Source data:
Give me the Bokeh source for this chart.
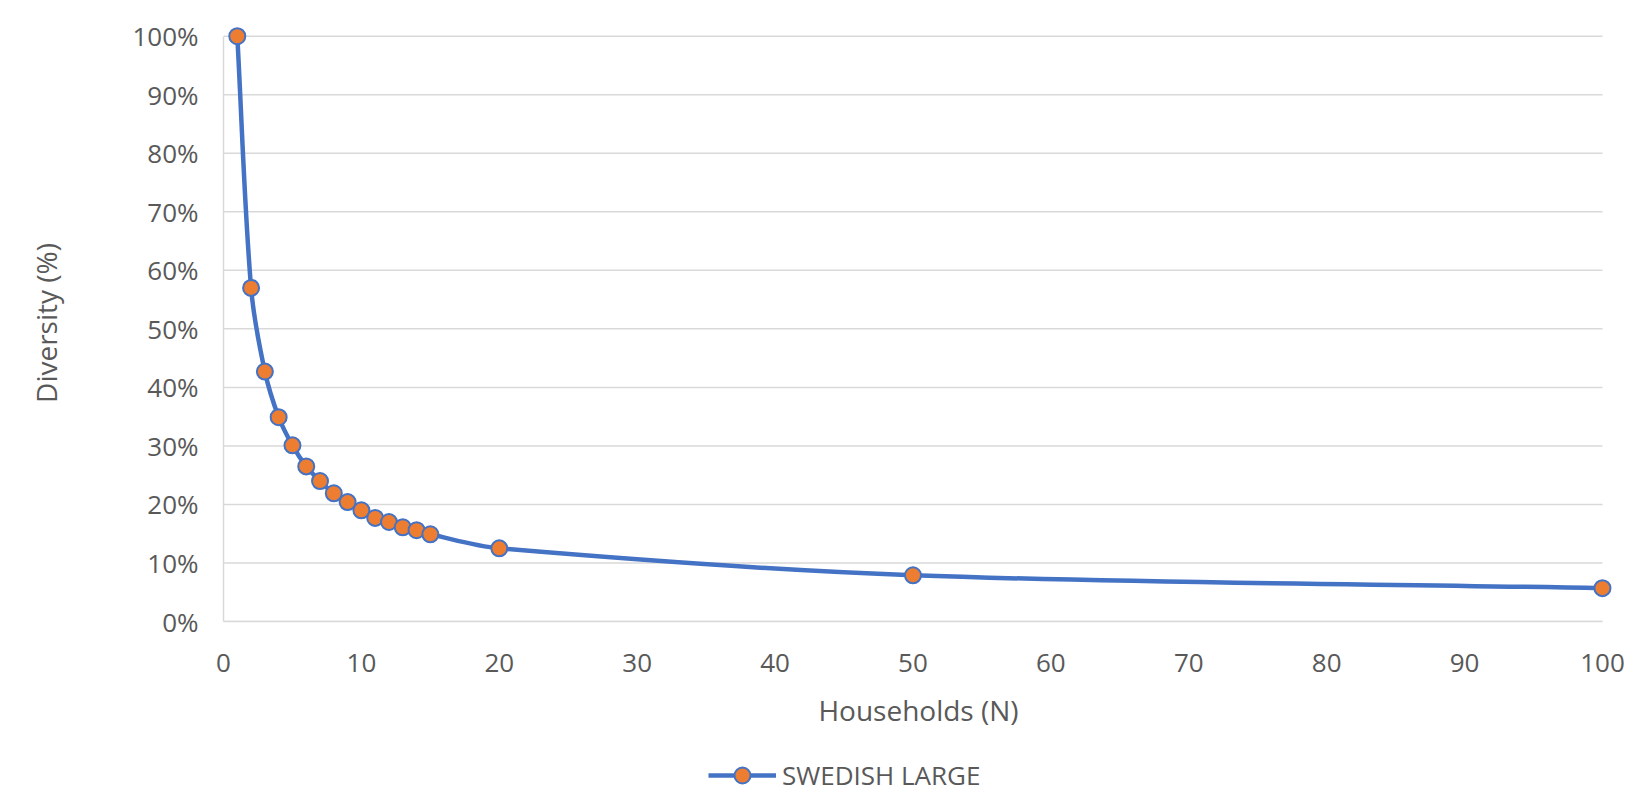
import math
import numpy as np
from bokeh.plotting import figure
from bokeh.layouts import column
from bokeh.models import Range1d, FixedTicker, Legend, LegendItem, NumeralTickFormatter
from bokeh.embed import file_html
from bokeh.resources import INLINE

# ---- data ----
households = [1, 2, 3, 4, 5, 6, 7, 8, 9, 10, 11, 12, 13, 14, 15, 20, 50, 100]
diversity = [1.000, 0.570, 0.427, 0.349, 0.301, 0.265, 0.240, 0.219, 0.204,
             0.190, 0.177, 0.170, 0.161, 0.156, 0.149, 0.125, 0.079, 0.057]
x_ticks = [0, 10, 20, 30, 40, 50, 60, 70, 80, 90, 100]
y_ticks = [0.0, 0.1, 0.2, 0.3, 0.4, 0.5, 0.6, 0.7, 0.8, 0.9, 1.0]
series_name = "SWEDISH LARGE"
x_title = "Households (N)"
y_title = "Diversity (%)"

LINE = "#4472C4"
MARK = "#ED7D31"
GRID = "#D9D9D9"
TXT = "#595959"
FONT = "Open Sans"

W = 1640
H_MAIN = 750
H_LEG = 52
LEFT = 223
p = figure(width=W, height=H_MAIN, output_backend="svg", toolbar_location=None,
           x_range=Range1d(0, 100.8), y_range=Range1d(0, 1.02),
           min_border_left=LEFT, min_border_right=W - 1613, min_border_top=24,
           min_border_bottom=H_MAIN - 621)
p.outline_line_color = None
p.xgrid.visible = False
p.ygrid.visible = False

# horizontal gridlines, spanning 0..100 like the reference
p.segment(x0=[x_ticks[0]] * len(y_ticks), x1=[x_ticks[-1]] * len(y_ticks),
          y0=y_ticks, y1=y_ticks, line_color=GRID, line_width=1.5)

# axes
for ax in (p.xaxis[0], p.yaxis[0]):
    ax.axis_line_color = GRID
    ax.axis_line_width = 1.5
    ax.major_tick_line_color = None
    ax.minor_tick_line_color = None
    ax.major_label_text_font = FONT
    ax.major_label_text_font_size = "26px"
    ax.major_label_text_color = TXT
    ax.axis_label_text_font = FONT
    ax.axis_label_text_font_style = "normal"
    ax.axis_label_text_color = TXT
    ax.axis_label_text_font_size = "28px"

p.xaxis.ticker = FixedTicker(ticks=x_ticks)
p.xaxis.bounds = (0, 100)
p.xaxis.major_label_standoff = 26
p.xaxis.axis_label = x_title
p.xaxis.axis_label_standoff = 16

p.yaxis.ticker = FixedTicker(ticks=y_ticks)
p.yaxis.bounds = (0, 1)
p.yaxis.formatter = NumeralTickFormatter(format="0%")
p.yaxis.major_label_standoff = 19
p.yaxis.axis_label = y_title
p.yaxis.axis_label_standoff = 64

# smoothed line (Bezier segments whose control points come from the data)
sx = 13.79   # approx px per x unit
sy = 585.0   # approx px per y unit
P = np.column_stack([np.array(households, float) * sx, np.array(diversity) * sy])
n = len(P)
T = np.zeros_like(P)
for i in range(n):
    a = P[max(i - 1, 0)]
    b = P[min(i + 1, n - 1)]
    d = b - a
    T[i] = d / np.hypot(*d)
x0, y0, x1, y1, cx0, cy0, cx1, cy1 = ([] for _ in range(8))
for i in range(n - 1):
    L = np.hypot(*(P[i + 1] - P[i]))
    c0 = P[i] + T[i] * L / 3
    c1 = P[i + 1] - T[i + 1] * L / 3
    x0.append(households[i]); y0.append(diversity[i])
    x1.append(households[i + 1]); y1.append(diversity[i + 1])
    cx0.append(c0[0] / sx); cy0.append(c0[1] / sy)
    cx1.append(c1[0] / sx); cy1.append(c1[1] / sy)
p.bezier(x0=x0, y0=y0, x1=x1, y1=y1, cx0=cx0, cy0=cy0, cx1=cx1, cy1=cy1,
         line_color=LINE, line_width=4.5)

p.scatter(households, diversity, size=16, fill_color=MARK,
          line_color=LINE, line_width=2)

# legend strip below the chart (its frame is aligned with the chart's frame)
lg = figure(width=W, height=H_LEG, output_backend="svg", toolbar_location=None,
            x_range=Range1d(0, 1), y_range=Range1d(0, 1),
            x_axis_type=None, y_axis_type=None, min_border=0)
lg.outline_line_color = None
lg.xgrid.visible = False
lg.ygrid.visible = False
# sample glyphs for the legend key, kept outside the visible range
leg_line = lg.line(x=[-10, -9], y=[-10, -10], line_color=LINE, line_width=4.5)
leg_pts = lg.scatter(x=[-10], y=[-10], size=16, fill_color=MARK, line_color=LINE, line_width=2)
legend = Legend(items=[LegendItem(label=series_name, renderers=[leg_line, leg_pts])],
                location=(708 - LEFT, H_LEG - (775 - H_MAIN) - 20), orientation="horizontal",
                glyph_width=68, glyph_height=40, label_standoff=6,
                label_text_font=FONT, label_text_font_size="26px",
                label_text_color=TXT, padding=0, margin=0, spacing=0,
                border_line_color=None, background_fill_alpha=0)
lg.add_layout(legend, "center")

layout = column(p, lg, spacing=0)
open("out.html", "w").write(file_html(layout, INLINE))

What the task requires: Give the data above again in full and unchanged, skipping the pictures.

Correct answer:
Give me the Bokeh source for this chart.
import math
import numpy as np
from bokeh.plotting import figure
from bokeh.layouts import column
from bokeh.models import Range1d, FixedTicker, Legend, LegendItem, NumeralTickFormatter
from bokeh.embed import file_html
from bokeh.resources import INLINE

# ---- data ----
households = [1, 2, 3, 4, 5, 6, 7, 8, 9, 10, 11, 12, 13, 14, 15, 20, 50, 100]
diversity = [1.000, 0.570, 0.427, 0.349, 0.301, 0.265, 0.240, 0.219, 0.204,
             0.190, 0.177, 0.170, 0.161, 0.156, 0.149, 0.125, 0.079, 0.057]
x_ticks = [0, 10, 20, 30, 40, 50, 60, 70, 80, 90, 100]
y_ticks = [0.0, 0.1, 0.2, 0.3, 0.4, 0.5, 0.6, 0.7, 0.8, 0.9, 1.0]
series_name = "SWEDISH LARGE"
x_title = "Households (N)"
y_title = "Diversity (%)"

LINE = "#4472C4"
MARK = "#ED7D31"
GRID = "#D9D9D9"
TXT = "#595959"
FONT = "Open Sans"

W = 1640
H_MAIN = 750
H_LEG = 52
LEFT = 223
p = figure(width=W, height=H_MAIN, output_backend="svg", toolbar_location=None,
           x_range=Range1d(0, 100.8), y_range=Range1d(0, 1.02),
           min_border_left=LEFT, min_border_right=W - 1613, min_border_top=24,
           min_border_bottom=H_MAIN - 621)
p.outline_line_color = None
p.xgrid.visible = False
p.ygrid.visible = False

# horizontal gridlines, spanning 0..100 like the reference
p.segment(x0=[x_ticks[0]] * len(y_ticks), x1=[x_ticks[-1]] * len(y_ticks),
          y0=y_ticks, y1=y_ticks, line_color=GRID, line_width=1.5)

# axes
for ax in (p.xaxis[0], p.yaxis[0]):
    ax.axis_line_color = GRID
    ax.axis_line_width = 1.5
    ax.major_tick_line_color = None
    ax.minor_tick_line_color = None
    ax.major_label_text_font = FONT
    ax.major_label_text_font_size = "26px"
    ax.major_label_text_color = TXT
    ax.axis_label_text_font = FONT
    ax.axis_label_text_font_style = "normal"
    ax.axis_label_text_color = TXT
    ax.axis_label_text_font_size = "28px"

p.xaxis.ticker = FixedTicker(ticks=x_ticks)
p.xaxis.bounds = (0, 100)
p.xaxis.major_label_standoff = 26
p.xaxis.axis_label = x_title
p.xaxis.axis_label_standoff = 16

p.yaxis.ticker = FixedTicker(ticks=y_ticks)
p.yaxis.bounds = (0, 1)
p.yaxis.formatter = NumeralTickFormatter(format="0%")
p.yaxis.major_label_standoff = 19
p.yaxis.axis_label = y_title
p.yaxis.axis_label_standoff = 64

# smoothed line (Bezier segments whose control points come from the data)
sx = 13.79   # approx px per x unit
sy = 585.0   # approx px per y unit
P = np.column_stack([np.array(households, float) * sx, np.array(diversity) * sy])
n = len(P)
T = np.zeros_like(P)
for i in range(n):
    a = P[max(i - 1, 0)]
    b = P[min(i + 1, n - 1)]
    d = b - a
    T[i] = d / np.hypot(*d)
x0, y0, x1, y1, cx0, cy0, cx1, cy1 = ([] for _ in range(8))
for i in range(n - 1):
    L = np.hypot(*(P[i + 1] - P[i]))
    c0 = P[i] + T[i] * L / 3
    c1 = P[i + 1] - T[i + 1] * L / 3
    x0.append(households[i]); y0.append(diversity[i])
    x1.append(households[i + 1]); y1.append(diversity[i + 1])
    cx0.append(c0[0] / sx); cy0.append(c0[1] / sy)
    cx1.append(c1[0] / sx); cy1.append(c1[1] / sy)
p.bezier(x0=x0, y0=y0, x1=x1, y1=y1, cx0=cx0, cy0=cy0, cx1=cx1, cy1=cy1,
         line_color=LINE, line_width=4.5)

p.scatter(households, diversity, size=16, fill_color=MARK,
          line_color=LINE, line_width=2)

# legend strip below the chart (its frame is aligned with the chart's frame)
lg = figure(width=W, height=H_LEG, output_backend="svg", toolbar_location=None,
            x_range=Range1d(0, 1), y_range=Range1d(0, 1),
            x_axis_type=None, y_axis_type=None, min_border=0)
lg.outline_line_color = None
lg.xgrid.visible = False
lg.ygrid.visible = False
# sample glyphs for the legend key, kept outside the visible range
leg_line = lg.line(x=[-10, -9], y=[-10, -10], line_color=LINE, line_width=4.5)
leg_pts = lg.scatter(x=[-10], y=[-10], size=16, fill_color=MARK, line_color=LINE, line_width=2)
legend = Legend(items=[LegendItem(label=series_name, renderers=[leg_line, leg_pts])],
                location=(708 - LEFT, H_LEG - (775 - H_MAIN) - 20), orientation="horizontal",
                glyph_width=68, glyph_height=40, label_standoff=6,
                label_text_font=FONT, label_text_font_size="26px",
                label_text_color=TXT, padding=0, margin=0, spacing=0,
                border_line_color=None, background_fill_alpha=0)
lg.add_layout(legend, "center")

layout = column(p, lg, spacing=0)
open("out.html", "w").write(file_html(layout, INLINE))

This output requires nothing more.